La directive présente l'intérêt d'unifier le droit européen de la recherche de la preuve, que l'on pourrait présenter comme une stratification de textes, ensemble disparate dont la lisibilité n'est pas la qualité principale. On peut citer la Convention du Conseil de l'Europe de 1959 sur l'entraide judiciaire en matière pénale complétée ensuite par trois protocoles, la Convention de mai 2000 sur l'entraide judiciaire pénale entre les Etats membres de l'UE également complétée d'un protocole de 2001, sans oublié la décision-cadre du 18 décembre 2008 qui crée un mandat européen d'obtention de preuves. Ce dernier texte pourrait être présenté comme une sorte d'anticipation de la décision d'enquête européenne. En réalité, il n'a été que très peu appliqué, car il ne couvrait pas l'ensemble des actes d'enquête et était par ailleurs entièrement facultatif. L'Etat sollicité pouvait donc parfaitement faire la sourde oreille à une demande, sans pour autant violer ses obligations.

La décision d'enquête européenne remplace l'ensemble de ces procédures et apparaît ainsi comme un élément d'une indispensable simplification des procédures. Cette simplification apparaît également si l'on considère les conditions de mise en oeuvre de la décision d'enquête européenne.

Georges Simenon.
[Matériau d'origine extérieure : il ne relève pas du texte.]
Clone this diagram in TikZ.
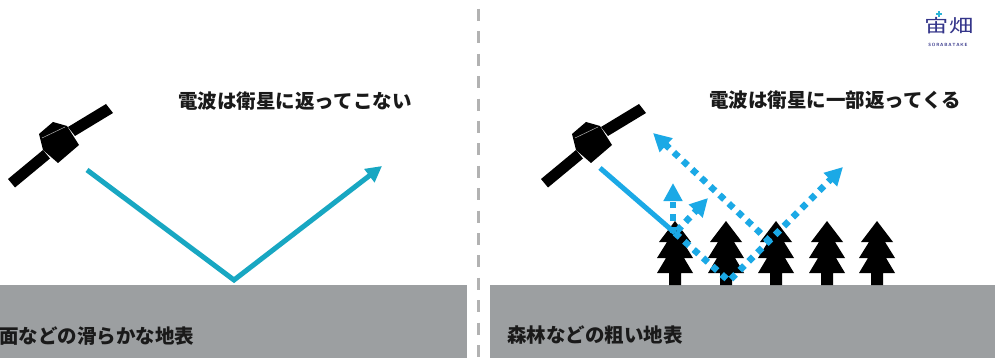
\documentclass[tikz,border=0pt]{standalone}
\usepackage{fontspec}
\newfontfamily\jp{Noto Sans CJK JP}
\usetikzlibrary{arrows.meta}

\definecolor{groundgray}{HTML}{9C9FA1}
\definecolor{dividergray}{HTML}{B2B2B2}
\definecolor{tealbeam}{HTML}{18A7C2}
\definecolor{skybeam}{HTML}{1BA9E6}
\definecolor{inkdark}{HTML}{1A1A1A}
\definecolor{logonavy}{HTML}{34358A}
\definecolor{logocyan}{HTML}{2BB3D6}

\tikzset{
  headline/.style={font=\jp\bfseries\fontsize{19.5}{22}\selectfont, text=inkdark, inner sep=0pt},
  groundlabel/.style={font=\jp\bfseries\fontsize{19.5}{22}\selectfont, text=inkdark, inner sep=0pt, anchor=west},
  divider/.style={draw=dividergray, line width=3pt, dash pattern=on 12pt off 10.4pt, dash phase=13.4pt},
  smoothbeam/.style={draw=tealbeam, line width=5pt, line join=miter,
    -{Triangle[length=16pt,width=16pt]}},
  solidbeam/.style={draw=skybeam, line width=5pt},
  scatterbeam/.style={draw=skybeam, line width=6.5pt, dash pattern=on 6.5pt off 6pt,
    line join=miter, -{Triangle[length=18pt,width=18pt]}},
  pine/.pic={
    \fill[black] (0,0) -- (16,-21) -- (8,-21) -- (18,-37) -- (9,-37) -- (18,-52)
      -- (6,-52) -- (6,-64) -- (-6,-64) -- (-6,-52) -- (-18,-52) -- (-9,-37)
      -- (-18,-37) -- (-8,-21) -- (-16,-21) -- cycle;
  },
  satellite/.pic={
    % solar panels
    \fill[black] (8,16) -- (46,39) -- (53,30) -- (15,7) -- cycle;
    \fill[black] (-52,-36) -- (-17,-7) -- (-10,-15.5) -- (-45,-44.5) -- cycle;
    % body
    \fill[black] (-21,9) -- (-7,21) -- (7,17) -- (19,-2) -- (-2,-20) -- (-17,-7) -- cycle;
    \draw[gray!60, line width=0.5pt] (-18,5) -- (5,16);
  }
}

\begin{document}
\begin{tikzpicture}[x=1pt, y=1pt]
  \useasboundingbox (0,0) rectangle (995,-358);
  \fill[white] (0,0) rectangle (995,-358);

  % ground strips
  \fill[groundgray] (0,-285) rectangle (466.5,-358);
  \fill[groundgray] (489.5,-285) rectangle (995,-358);

  % panel divider
  \coordinate (divtop) at (478,0);
  \coordinate (divbot) at (478,-358);
  \draw[divider] (divtop) -- (divbot);

  % ---------- smooth surface ----------
  \pic at (60,-143) {satellite};
  \coordinate (l0) at (87,-170);
  \coordinate (l1) at (234,-280);
  \coordinate (l2) at (382,-166);
  \draw[smoothbeam] (l0) -- (l1) -- (l2);
  \node[headline] (ltitle) at (295,-101) {電波は衛星に返ってこない};
  \node[groundlabel] (lground) at (-1,-336) {面などの滑らかな地表};

  % ---------- rough surface ----------
  \pic at (593,-143) {satellite};
  \foreach \tx in {675,726,776,827,877} {
    \pic at (\tx,-221) {pine};
  }
  \coordinate (r0) at (600,-168);
  \coordinate (r1) at (675,-233);
  \coordinate (rv) at (729,-281);
  \coordinate (rout) at (843,-167);
  \coordinate (rb0) at (770,-242);
  \coordinate (rback) at (653,-133);
  \coordinate (rup0) at (673,-233);
  \coordinate (rup) at (673,-183);
  \coordinate (rdg0) at (677,-231);
  \coordinate (rdg) at (708,-198);
  \draw[solidbeam] (r0) -- (r1);
  \draw[scatterbeam] (r1) -- (rv) -- (rout);
  \draw[scatterbeam] (rb0) -- (rback);
  \draw[scatterbeam] (rup0) -- (rup);
  \draw[scatterbeam] (rdg0) -- (rdg);
  \node[headline] (rtitle) at (835,-100) {電波は衛星に一部返ってくる};
  \node[groundlabel] (rground) at (507,-335) {森林などの粗い地表};

  % ---------- logo ----------
  \node[inner sep=0pt, text=logonavy, font=\jp\fontsize{18}{20}\selectfont] (logo) at (949,-26)
    {\scalebox{1.35}[1]{宙畑}};
  \node[inner sep=0pt, text=logonavy, font=\sffamily\bfseries\fontsize{4.5}{5}\selectfont] (logosub) at (948,-45)
    {S\,O\,R\,A\,B\,A\,T\,A\,K\,E};
  \coordinate (plusc) at (939,-14);
  \draw[logocyan, line width=1.2pt] ([xshift=-3pt]plusc) -- ([xshift=3pt]plusc)
    ([yshift=-3pt]plusc) -- ([yshift=3pt]plusc);
\end{tikzpicture}
\end{document}
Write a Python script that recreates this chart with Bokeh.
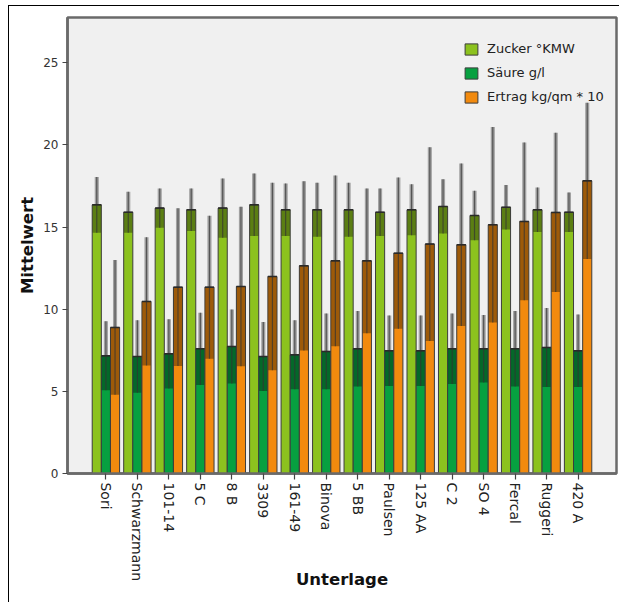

Maigret chez les Flamand. 1932. Edition Fayard. 1954


Conditions d'emploi de la procédure


La décision d'enquête européenne doit être émise ou validée par une autorité judiciaire d'un Etat membre afin de faire exécuter une ou plusieurs mesures d'enquêtes dans un autre Etat membre. La directive prend soin de préciser que cette procédure ne concerne pas seulement les procédures pénales, mais aussi celles engagées par des autorités administratives, lorsque les faits ont une dimension pénale. Tel est le cas par exemple de la fraude fiscale, dans laquelle l'enquête est effectuée par une autorité administrative mais peut conduire à une condamnation pénale. 

L'Etat d'exécution agit-il pour autant comme le simple mandataire de l'Etat d'émission ? Pas tout à fait, car la directive lui offre la possibilité d'écarter la demande d'enquête, lorsqu'elle risque de nuire à des intérêts nationaux essentiels en matière de sécurité où à une immunité.

Certes, la procédure est conçue comme devant s'appliquer largement, mais elle ne doit pourtant pas apparaître banale. La directive énonce en effet que l'émission de la décision d'enquête européenne doit être nécessaire et proportionnée aux finalités des procédures engagées. Cette double condition permettra aux juges d'apprécier les recours prévus contre cette décision, recours qui pourront être déposés tant dans l'Etat d'émission que dans celui d'exécution. Une jurisprudence devrait alors se développer, appréciant la nécessité de la procédure par rapport à celle de l'enquête, et intégrant l'intérêt des droits de la défense dans le contrôle de proportionnalité. 

Enfin, la directive se préoccupe de la rapidité de la procédure, dans le but sans doute d'éviter les demandes dilatoires de décision d'enquête européenne, dont il convient de rappeler qu'elles sont ouvertes à la défense. Il est donc prévu que les Etats membres accusent réception d'une décision dans un délai de trente jours et disposent ensuite de quatre-vingt-dix jours pour exécuter la mesure d'enquête. Un délai qui devrait faire rêver les autorités judiciaires françaises habituées à des durées beaucoup plus longues pour les enquêtes menées sur le territoire. Il n'en demeure pas moins vrai que ce délai risque d'être considérablement rallongé par les recours dont on ignore encore l'organisation exacte.

Pour le moment, la décision d'enquête existe sur le papier et quelques années seront nécessaires non seulement pour l'intégrer dans le droit interne des Etats mais aussi pour la mettre en pratique. Le précédent du mandat d'arrêt européen laisse augurer un véritable succès, dès lors que cette procédure répond à un besoin réel. Et il ne fait guère de doute que cette décision d'enquête européenne devrait constituer un instrument redoutable de lutte contre la criminalité organisée, et plus particulièrement la délinquance financière.